◆ Exercise goal:
Reproduce the full listing below unchanged, apart from the pictures.

--- Data section ---

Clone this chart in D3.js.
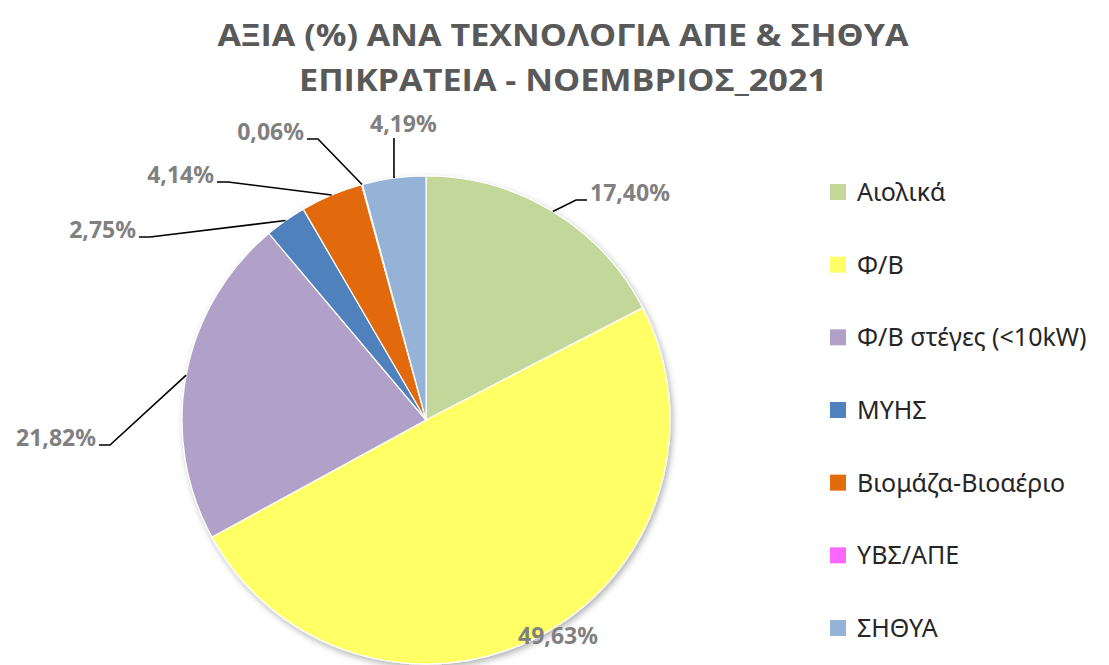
<!DOCTYPE html>
<html><head><meta charset="utf-8">
<script src="https://cdn.jsdelivr.net/npm/d3@7/dist/d3.min.js"></script>
<style>
html,body{margin:0;padding:0;background:#fff;}
svg{display:block;}
</style></head>
<body>
<svg id="chart" width="1109" height="665"></svg>
<script>
const titleLines = ["ΑΞΙΑ (%) ΑΝΑ ΤΕΧΝΟΛΟΓΙΑ ΑΠΕ & ΣΗΘΥΑ", "ΕΠΙΚΡΑΤΕΙΑ - ΝΟΕΜΒΡΙΟΣ_2021"];
const titleWidths = [691, 528];
const categories = ["Αιολικά", "Φ/Β", "Φ/Β στέγες (<10kW)", "ΜΥΗΣ", "Βιομάζα-Βιοαέριο", "ΥΒΣ/ΑΠΕ", "ΣΗΘΥΑ"];
const values = [17.40, 49.63, 21.82, 2.75, 4.14, 0.06, 4.19];
const colors = ["#C4D79B", "#FFFF66", "#B1A0C7", "#4F81BD", "#E26B0A", "#FF66FF", "#95B3D7"];

// label layout (elbow offsets relative to pie centre, text side)
const labelLayout = [
  {ex: 150, ey: -220, side: 1},
  {inside: true, tx: 132, ty: 224},
  {ex: -316, ey: 25, side: -1},
  {ex: -276, ey: -183, side: -1},
  {ex: -198, ey: -238, side: -1},
  {ex: -108, ey: -281, side: -1},
  {ex: -32, ey: -282, side: 0}
];

const svg = d3.select("#chart");
const cx = 426, cy = 420, R = 244;

const defs = svg.append("defs");
const f = defs.append("filter").attr("id","shadow").attr("x","-10%").attr("y","-10%").attr("width","120%").attr("height","120%");
f.append("feDropShadow").attr("dx",2).attr("dy",3).attr("stdDeviation",3).attr("flood-color","#000").attr("flood-opacity",0.3);

// Title
svg.append("g").selectAll("text").data(titleLines).join("text")
  .attr("x", 563).attr("y", (d,i)=> 46 + i*45)
  .attr("text-anchor","middle")
  .attr("font-family","'Open Sans', 'Noto Sans', sans-serif")
  .attr("font-weight","bold").attr("font-size", 31)
  .attr("textLength", (d,i)=>titleWidths[i]).attr("lengthAdjust","spacingAndGlyphs")
  .attr("fill","#595959")
  .text(d=>d);

const fmt = v => v.toFixed(2).replace(".", ",") + "%";

const pie = d3.pie().sort(null).value(d=>d.v);
const data = pie(values.map((v,i)=>({v, c: categories[i], col: colors[i], i})));
const arc = d3.arc().innerRadius(0).outerRadius(R);

const g = svg.append("g").attr("transform", `translate(${cx},${cy})`);
g.append("g").attr("filter","url(#shadow)").selectAll("path").data(data).join("path")
  .attr("d", arc).attr("fill", d=>d.data.col)
  .attr("stroke","#fff").attr("stroke-width",1.2);

// labels
const lab = g.append("g");
data.forEach((d,i)=>{
  const L = labelLayout[i];
  const text = fmt(d.data.v);
  const style = t => t.attr("font-family","'Noto Sans', sans-serif").attr("font-weight","bold")
      .attr("font-size",23).attr("fill","#808080");
  if (L.inside) {
    style(lab.append("text").attr("x", L.tx).attr("y", L.ty).attr("text-anchor","middle").text(text));
    return;
  }
  const a = (d.startAngle + d.endAngle)/2;
  const px = R*Math.sin(a), py = -R*Math.cos(a);
  let pts;
  if (L.side === 0) {
    pts = [[px,py],[px,L.ey]];
    style(lab.append("text").attr("x", px-24).attr("y", L.ey-6).attr("text-anchor","start").text(text));
  } else {
    const tail = L.ex + L.side*11;
    pts = [[px,py],[L.ex,L.ey],[tail,L.ey]];
    style(lab.append("text").attr("x", tail + L.side*3).attr("y", L.ey+1)
      .attr("text-anchor", L.side>0 ? "start":"end").text(text));
  }
  lab.append("path").attr("d", d3.line()(pts)).attr("fill","none")
    .attr("stroke","#000").attr("stroke-width",1.6);
});

// legend
const legY = d3.scalePoint().domain(categories).range([192, 628]);
const leg = svg.append("g").selectAll("g").data(categories).join("g")
  .attr("transform", d=>`translate(830,${legY(d)})`);
leg.append("rect").attr("x",0).attr("y",-8).attr("width",16).attr("height",16)
  .attr("fill",(d,i)=>colors[i]);
leg.append("text").attr("x",27).attr("y",9)
  .attr("font-family","'Noto Sans', sans-serif").attr("font-size",25)
  .attr("fill","#262626").text(d=>d);
</script>
</body></html>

---

◆ Finished exercise:
Clone this chart in D3.js.
<!DOCTYPE html>
<html><head><meta charset="utf-8">
<script src="https://cdn.jsdelivr.net/npm/d3@7/dist/d3.min.js"></script>
<style>
html,body{margin:0;padding:0;background:#fff;}
svg{display:block;}
</style></head>
<body>
<svg id="chart" width="1109" height="665"></svg>
<script>
const titleLines = ["ΑΞΙΑ (%) ΑΝΑ ΤΕΧΝΟΛΟΓΙΑ ΑΠΕ & ΣΗΘΥΑ", "ΕΠΙΚΡΑΤΕΙΑ - ΝΟΕΜΒΡΙΟΣ_2021"];
const titleWidths = [691, 528];
const categories = ["Αιολικά", "Φ/Β", "Φ/Β στέγες (<10kW)", "ΜΥΗΣ", "Βιομάζα-Βιοαέριο", "ΥΒΣ/ΑΠΕ", "ΣΗΘΥΑ"];
const values = [17.40, 49.63, 21.82, 2.75, 4.14, 0.06, 4.19];
const colors = ["#C4D79B", "#FFFF66", "#B1A0C7", "#4F81BD", "#E26B0A", "#FF66FF", "#95B3D7"];

// label layout (elbow offsets relative to pie centre, text side)
const labelLayout = [
  {ex: 150, ey: -220, side: 1},
  {inside: true, tx: 132, ty: 224},
  {ex: -316, ey: 25, side: -1},
  {ex: -276, ey: -183, side: -1},
  {ex: -198, ey: -238, side: -1},
  {ex: -108, ey: -281, side: -1},
  {ex: -32, ey: -282, side: 0}
];

const svg = d3.select("#chart");
const cx = 426, cy = 420, R = 244;

const defs = svg.append("defs");
const f = defs.append("filter").attr("id","shadow").attr("x","-10%").attr("y","-10%").attr("width","120%").attr("height","120%");
f.append("feDropShadow").attr("dx",2).attr("dy",3).attr("stdDeviation",3).attr("flood-color","#000").attr("flood-opacity",0.3);

// Title
svg.append("g").selectAll("text").data(titleLines).join("text")
  .attr("x", 563).attr("y", (d,i)=> 46 + i*45)
  .attr("text-anchor","middle")
  .attr("font-family","'Open Sans', 'Noto Sans', sans-serif")
  .attr("font-weight","bold").attr("font-size", 31)
  .attr("textLength", (d,i)=>titleWidths[i]).attr("lengthAdjust","spacingAndGlyphs")
  .attr("fill","#595959")
  .text(d=>d);

const fmt = v => v.toFixed(2).replace(".", ",") + "%";

const pie = d3.pie().sort(null).value(d=>d.v);
const data = pie(values.map((v,i)=>({v, c: categories[i], col: colors[i], i})));
const arc = d3.arc().innerRadius(0).outerRadius(R);

const g = svg.append("g").attr("transform", `translate(${cx},${cy})`);
g.append("g").attr("filter","url(#shadow)").selectAll("path").data(data).join("path")
  .attr("d", arc).attr("fill", d=>d.data.col)
  .attr("stroke","#fff").attr("stroke-width",1.2);

// labels
const lab = g.append("g");
data.forEach((d,i)=>{
  const L = labelLayout[i];
  const text = fmt(d.data.v);
  const style = t => t.attr("font-family","'Noto Sans', sans-serif").attr("font-weight","bold")
      .attr("font-size",23).attr("fill","#808080");
  if (L.inside) {
    style(lab.append("text").attr("x", L.tx).attr("y", L.ty).attr("text-anchor","middle").text(text));
    return;
  }
  const a = (d.startAngle + d.endAngle)/2;
  const px = R*Math.sin(a), py = -R*Math.cos(a);
  let pts;
  if (L.side === 0) {
    pts = [[px,py],[px,L.ey]];
    style(lab.append("text").attr("x", px-24).attr("y", L.ey-6).attr("text-anchor","start").text(text));
  } else {
    const tail = L.ex + L.side*11;
    pts = [[px,py],[L.ex,L.ey],[tail,L.ey]];
    style(lab.append("text").attr("x", tail + L.side*3).attr("y", L.ey+1)
      .attr("text-anchor", L.side>0 ? "start":"end").text(text));
  }
  lab.append("path").attr("d", d3.line()(pts)).attr("fill","none")
    .attr("stroke","#000").attr("stroke-width",1.6);
});

// legend
const legY = d3.scalePoint().domain(categories).range([192, 628]);
const leg = svg.append("g").selectAll("g").data(categories).join("g")
  .attr("transform", d=>`translate(830,${legY(d)})`);
leg.append("rect").attr("x",0).attr("y",-8).attr("width",16).attr("height",16)
  .attr("fill",(d,i)=>colors[i]);
leg.append("text").attr("x",27).attr("y",9)
  .attr("font-family","'Noto Sans', sans-serif").attr("font-size",25)
  .attr("fill","#262626").text(d=>d);
</script>
</body></html>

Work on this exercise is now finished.